What are you to do when your marriage no longer feels like a marriage? This story may sound familiar.
Act married? What the hell does that mean?
I’ll tell you. It’s my newsletter, so I get to define it.
Marriage is, by my definition, a long-term, committed, romantic and sexual relationship.
Wait. There’s more. My rules, remember?
Marriage is also a loving, intimate and safe space where two people choose to learn and grow together.
Oh, and this.
Marriage has a foundation of unconditional acceptance and kindness anchored by shared personal values and relationship values including mutual support, honesty, respect, openness and trust.
Finally…and I’ve always liked this one…marriage is not a place to learn how to be happy.
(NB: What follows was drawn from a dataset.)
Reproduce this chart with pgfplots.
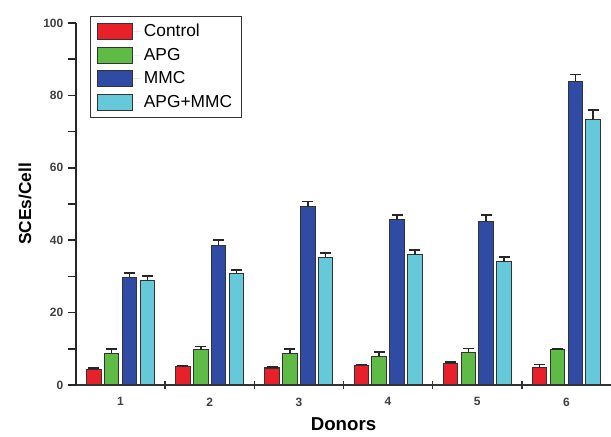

It is a place where we learn how to love.
Married people should do stuff like that.
They should ACT like that stuff matters more than anything else.
Anything. Including kids, friends and parents.
But it’s not always that that simple, is it?
It certainly wasn’t for me.
Love is Patient and Love is Kind
The last time most of us speak of marriage with such reverence is just before the ring bearer shows up.
Wedding vows are stuffed with warm feelings and good intentions. But,they hit us like a drink of water from a fire hose full of “what to do’s” without a hint of help on “how to do it”.
Unconscious incompetence. We don’t know what we don’t know. And nobody is there to teach us.
We jump in the limo and head for the airport. The honeymoon is our first taste of our guaranteed lifetime of effortless happiness, fun and sex.
We SO got this.
Fast Forward Twenty Years
I received a desperate email from Brad.
Brad is a 47 year old married engineer. Really smart guy. Three kids, a $450,000 mortgage, a dog named Champ and one unhappy wife named Michelle.
Brad: “I need to talk. Michelle isn’t happy and acts like we’re not even married.”
Me: “What do you mean? Is she having an affair or something?”
Brad: “No, nothing like that, as far as I know. To the rest of the world we probably look fine and normal. She just doesn’t act interested in me at all. I’m invisible. We’re purely functional and I think she likes it that way.”
Me: “What do you want from her?”
Brad: “I want to feel like I matter. She doesn’t appreciate anything I do or bring to the family. I want to connect. I want to be treated with more respect. I want affection to feel natural and not a burden. I want romance. I want sex unaccompanied by eye rolling.”
Me: “Sounds reasonable to me. You want to be part of a normal, healthy marriage.”
Brad: “Exactly! I thought she wanted that too. Why doesn’t Michelle want to act like she’s married anymore?”
Me: “I don’t know. Let’s dive a little deeper.”
Deep Dive Into the Cold Hard Truth
Like so many couples, Brad and Michelle’s marriage started its slow decline shortly after their honeymoon. They thought they were pretty clear on where they were headed. But, being clear on what they wanted and expected with no clue HOW to create it was a recipe for disaster.
While they forged ahead to build a home, careers, a family and more possessions, their marriage predictably morphed into a team of highly functioning roommates.
Brad told me they had a long history of just trying not to piss each other off.
Their home was a minefield littered with “eggshells” and they spent all their time tip-toeing around each other. Michelle was “always mad about something” and Brad would always try to recover a shred of approval and affection. Michelle had become an expert at keeping Brad off balance with complaints and blame. Neither ever said what they were truly feeling or thinking.
I asked Brad if there was a time when there were no “mines” in the house. A time when they weren’t trying to catch each other doing something wrong. A time when they spent more time thinking of ways to make each other feel loved.
“Not really” he said. “Not for a long time. She says she’s just not like that.”
Why Michelle Isn’t Acting Married Anymore
She doesn’t know how.
She is stuck and confused.
She will boldly keep doing what she is doing and will pretend it’s all normal.
She has learned only one way to be married and is afraid to act any differently.
Her uncomfortable comfort zone is where she will stay until something changes IN her or something changes FOR her.
She doesn’t know how to change. So, she waits for change to come to her.
Guess what?
Brad is in exactly the same boat.
And the stalemate continues.
The Hail Mary Option
Marriages like this seldom have a spontaneous recovery where both partners wake up at the same time.
It’s usually one spouse or the other who starts digging in and wanting to do some serious work. They are ready for a change and are willing to risk being the one who goes first.
This is your Hail Mary Option. If she is stuck, it’s your only option.
Decide to be the one who goes first.
No matter what she is saying or doing, choose to take yourself and your marriage to a higher level. If anything is going to change it will because YOU decided something new will come out of YOU.
Learn the ropes on HOW to be a consciously competent man. Screw the consequences.
Discover the masculine power in BEING patient and kind while refusing to walk around anymore mines in the house. Stand up for yourself and the marriage you want.
Feel the strength and confidence that comes with your choice to give respect, appreciation and affection first.
Get clear on how to ask for what you want without feeling guilty or emasculated.
Marriage isn’t a place to learn how to be happy.
It’s where we’re supposed to learn how to love.